Start of DATA BLOCK

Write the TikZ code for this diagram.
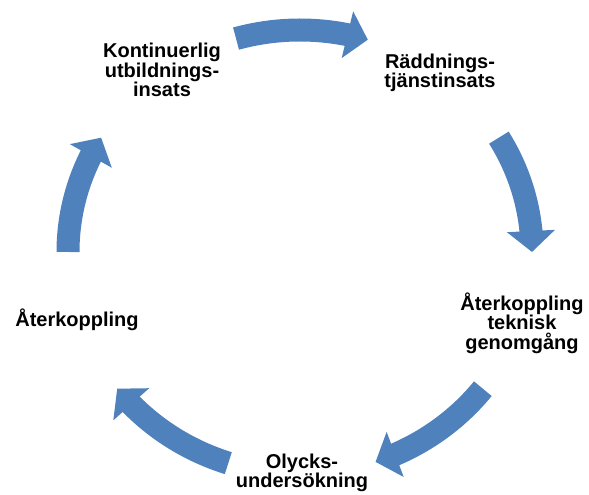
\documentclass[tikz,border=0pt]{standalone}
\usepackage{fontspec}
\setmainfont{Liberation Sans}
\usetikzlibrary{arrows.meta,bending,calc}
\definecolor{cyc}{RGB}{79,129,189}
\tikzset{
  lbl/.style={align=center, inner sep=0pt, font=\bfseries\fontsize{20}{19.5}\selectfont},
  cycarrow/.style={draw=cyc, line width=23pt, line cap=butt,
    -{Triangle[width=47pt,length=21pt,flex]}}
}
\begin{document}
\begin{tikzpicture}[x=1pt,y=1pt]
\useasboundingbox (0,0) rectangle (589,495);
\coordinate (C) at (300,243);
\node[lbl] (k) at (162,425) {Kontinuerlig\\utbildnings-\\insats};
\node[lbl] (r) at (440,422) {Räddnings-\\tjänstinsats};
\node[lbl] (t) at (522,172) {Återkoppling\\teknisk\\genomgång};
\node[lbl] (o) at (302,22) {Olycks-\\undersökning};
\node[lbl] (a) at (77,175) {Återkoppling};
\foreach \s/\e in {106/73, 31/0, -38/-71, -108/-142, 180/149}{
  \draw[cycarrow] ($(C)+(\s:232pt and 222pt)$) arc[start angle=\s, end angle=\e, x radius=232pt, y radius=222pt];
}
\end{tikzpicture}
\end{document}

End of DATA BLOCK

WHAT IS NEEDED ::
Transcribe the listing above verbatim. Omit the pictures.

EXERCISE RESULT ::
Write the TikZ code for this diagram.
\documentclass[tikz,border=0pt]{standalone}
\usepackage{fontspec}
\setmainfont{Liberation Sans}
\usetikzlibrary{arrows.meta,bending,calc}
\definecolor{cyc}{RGB}{79,129,189}
\tikzset{
  lbl/.style={align=center, inner sep=0pt, font=\bfseries\fontsize{20}{19.5}\selectfont},
  cycarrow/.style={draw=cyc, line width=23pt, line cap=butt,
    -{Triangle[width=47pt,length=21pt,flex]}}
}
\begin{document}
\begin{tikzpicture}[x=1pt,y=1pt]
\useasboundingbox (0,0) rectangle (589,495);
\coordinate (C) at (300,243);
\node[lbl] (k) at (162,425) {Kontinuerlig\\utbildnings-\\insats};
\node[lbl] (r) at (440,422) {Räddnings-\\tjänstinsats};
\node[lbl] (t) at (522,172) {Återkoppling\\teknisk\\genomgång};
\node[lbl] (o) at (302,22) {Olycks-\\undersökning};
\node[lbl] (a) at (77,175) {Återkoppling};
\foreach \s/\e in {106/73, 31/0, -38/-71, -108/-142, 180/149}{
  \draw[cycarrow] ($(C)+(\s:232pt and 222pt)$) arc[start angle=\s, end angle=\e, x radius=232pt, y radius=222pt];
}
\end{tikzpicture}
\end{document}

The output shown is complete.